Но Танечка не оставила нам выбора.
В честь моего окончания института и воссоединения с семьёй меня брали с собой в круиз вокруг Европы.
Видишь ли, это сейчас никого не удивишь таким приглашением, даже самим таким словосочетанием. Но в 1960 году в СССР это было чем-то сопоставимым с полётом в космос, да и до него ещё было больше года!
Когда Танечка, пунцовая от удовольствия, как она всё прекрасно придумала, выложила мне тайну – про круиз и что я еду с ними, – у меня подкосились ноги. Одно только огромное, огнём горящее «нет» панически, как сирена, верещало у меня в голове, пульсировало и вызывало рвотные спазмы: тридцать один день в одной каюте с отцом и этой дурочкой, с их Стасиком!
Даже представлять это было отвратительно: в сутках двадцать четыре часа. С корабля никуда не деться. Из каюты никуда не спрятаться. Нет, это невозможно! Танечка встревоженно смотрела на меня, не понимая моего оцепенения там, где она ждала счастливого визга, наших объятий и восторженных прыжков вместе.
Я опомнилась, изобразила широкую улыбку, стала неестественно жарко благодарить, она с облегчением вновь расцвела от радости. Я отговорилась тем, что опаздываю на встречу, и выбежала на улицу, чуть ли не в полной прострации бросилась безадресно носиться по городу, как всегда, когда волнуюсь, шагая быстро, широко и очень много. Я не помню, где была – шла, куда несли ноги, куда глаза глядят, обходила людей, памятники, статуи в саду, колонну ангела, постаменты сфинксов, сидела на парапетах, на ступеньках к Неве, сбегала по эскалатору в метро, вскакивала в троллейбус, снова петляла по какому-то старому району города с заброшенным трамвайным депо – я была в полной мыслительной панике.
Она сказала, что поездка в сентябре. Сейчас стояло лето, до отправления у меня было три месяца. Но я понимала, что в первую очередь мне надо успокоиться и только после этого всё хорошенько обдумать.

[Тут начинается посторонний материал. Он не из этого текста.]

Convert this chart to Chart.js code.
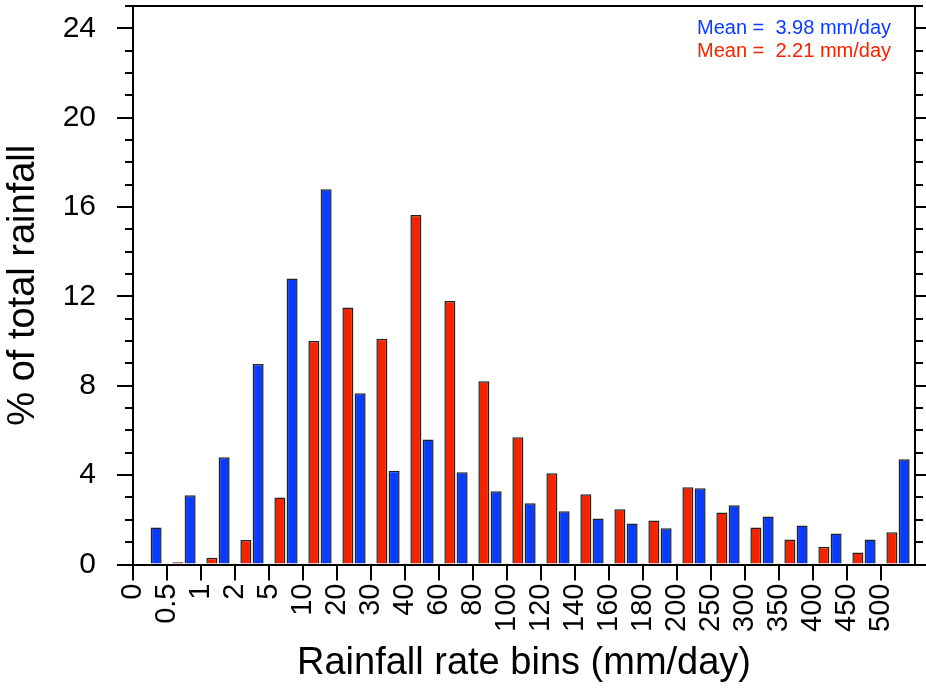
<!DOCTYPE html>
<html>
<head>
<meta charset="utf-8">
<script src="https://cdn.jsdelivr.net/npm/chart.js@4/dist/chart.umd.min.js"></script>
<style>
  html, body { margin: 0; padding: 0; background: #ffffff; }
  #wrap { width: 926px; height: 688px; }
</style>
</head>
<body>
<div id="wrap"><canvas id="c" width="926" height="688"></canvas></div>
<script>
// Bin edge labels (mm/day)
const binLabels = ['0','0.5','1','2','5','10','20','30','40','60','80','100','120','140','160','180','200','250','300','350','400','450','500'];
// % of total rainfall per bin (last bin is > 500)
const redValues  = [0.05, 0.1, 0.3, 1.1, 3.0, 10.0, 11.5, 10.1, 15.65, 11.8, 8.2, 5.7, 4.08, 3.14, 2.47, 1.97, 3.46, 2.33, 1.66, 1.12, 0.8, 0.54, 1.44];
const blueValues = [1.66, 3.1, 4.8, 8.98, 12.8, 16.8, 7.67, 4.2, 5.6, 4.13, 3.28, 2.74, 2.38, 2.06, 1.84, 1.62, 3.41, 2.65, 2.15, 1.75, 1.39, 1.12, 4.71];
const yTickLabels = ['0','4','8','12','16','20','24'];
const meanTexts = ['Mean =  3.98 mm/day', 'Mean =  2.21 mm/day'];

const BLUE = '#0a3cff';
const RED = '#f42400';
const FONT = '"Liberation Sans", Arial, Helvetica, sans-serif';

function noPad(s) { s.paddingLeft = 0; s.paddingRight = 0; s.paddingTop = 0; s.paddingBottom = 0; }

const meanPlugin = {
  id: 'meanText',
  afterDraw(chart) {
    const ctx = chart.ctx;
    ctx.save();
    ctx.font = '20px ' + FONT;
    ctx.textAlign = 'right';
    ctx.textBaseline = 'alphabetic';
    ctx.fillStyle = BLUE;
    ctx.fillText(meanTexts[0], 891, 34);
    ctx.fillStyle = RED;
    ctx.fillText(meanTexts[1], 891, 57);
    ctx.restore();
  }
};

new Chart(document.getElementById('c'), {
  type: 'bar',
  data: {
    datasets: [
      {
        label: 'red',
        data: redValues.map((v, i) => ({ x: i + 0.5, y: v })),
        backgroundColor: RED,
        borderColor: '#222222',
        borderWidth: 1.5
      },
      {
        label: 'blue',
        data: blueValues.map((v, i) => ({ x: i + 0.5, y: v })),
        backgroundColor: BLUE,
        borderColor: '#222222',
        borderWidth: 1.5
      }
    ]
  },
  options: {
    responsive: false,
    animation: false,
    categoryPercentage: 0.72,
    barPercentage: 0.9,
    layout: { padding: { left: 0, right: 0, top: 6, bottom: 0 } },
    plugins: { legend: { display: false }, tooltip: { enabled: false } },
    scales: {
      x: {
        type: 'linear',
        position: 'bottom',
        min: 0,
        max: 23,
        offset: false,
        z: 1,
        afterFit(s) { s.height = 123.5; noPad(s); },
        ticks: {
          stepSize: 1,
          autoSkip: false,
          maxRotation: 90,
          minRotation: 90,
          padding: 3,
          color: '#000',
          font: { family: FONT, size: 29 },
          callback: (v) => (binLabels[v] !== undefined ? binLabels[v] : '')
        },
        grid: {
          offset: false,
          drawOnChartArea: false,
          tickLength: 16,
          tickWidth: 2,
          lineWidth: 2,
          color: '#000',
          tickColor: (c) => (c.tick && c.tick.value >= binLabels.length ? 'rgba(0,0,0,0)' : '#000')
        },
        border: { display: true, color: '#000', width: 2 },
        title: {
          display: true,
          text: 'Rainfall rate bins (mm/day)',
          color: '#000',
          font: { family: FONT, size: 38, lineHeight: 1 },
          padding: { top: 0, bottom: 5 }
        }
      },
      xTop: {
        type: 'linear',
        position: 'top',
        min: 0,
        max: 23,
        offset: false,
        z: 1,
        afterFit(s) { s.height = 0; noPad(s); },
        ticks: { display: false },
        grid: { display: false, drawTicks: false, offset: false },
        border: { display: true, color: '#000', width: 2 }
      },
      y: {
        type: 'linear',
        position: 'left',
        min: 0,
        max: 25,
        z: 1,
        afterFit(s) { s.width = 133; noPad(s); },
        ticks: {
          stepSize: 1,
          autoSkip: false,
          padding: 21,
          color: '#000',
          font: { family: FONT, size: 30 },
          callback: (v) => (yTickLabels.includes(String(v)) ? String(v) : '')
        },
        grid: {
          drawOnChartArea: false,
          tickLength: 16,
          tickWidth: 2,
          lineWidth: 2,
          color: '#000',
          tickColor: '#000',
          tickBorderDash: (c) => (c.tick && !yTickLabels.includes(String(c.tick.value)) ? [0, 8, 8, 100] : [])
        },
        border: { display: true, color: '#000', width: 2 },
        title: {
          display: true,
          text: '% of total rainfall',
          color: '#000',
          font: { family: FONT, size: 38, lineHeight: 1 },
          padding: { top: 5, bottom: 0 }
        }
      },
      yRight: {
        type: 'linear',
        position: 'right',
        min: 0,
        max: 25,
        z: 1,
        afterFit(s) { s.width = 11; noPad(s); },
        ticks: { display: false, stepSize: 1, autoSkip: false },
        grid: {
          drawOnChartArea: false,
          tickLength: 11,
          tickWidth: 2,
          lineWidth: 2,
          color: '#000',
          tickColor: '#000',
          tickBorderDash: (c) => (c.tick && !yTickLabels.includes(String(c.tick.value)) ? [7, 100] : [])
        },
        border: { display: true, color: '#000', width: 2 }
      }
    }
  },
  plugins: [meanPlugin]
});
</script>
</body>
</html>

Вечером, поменяв одежду, промокшую под дождём, которого я и не заметила, за ужином я отыграла для Танечки роль и, поймав полувзгляд отца, по касательной, – он прекрасно знал мои повадки, мы прожили вдвоём, наедине друг с другом, почти десять лет! – я на несколько месяцев погрузилась в раздумья, что же мне делать, если избежать этой поездки нельзя.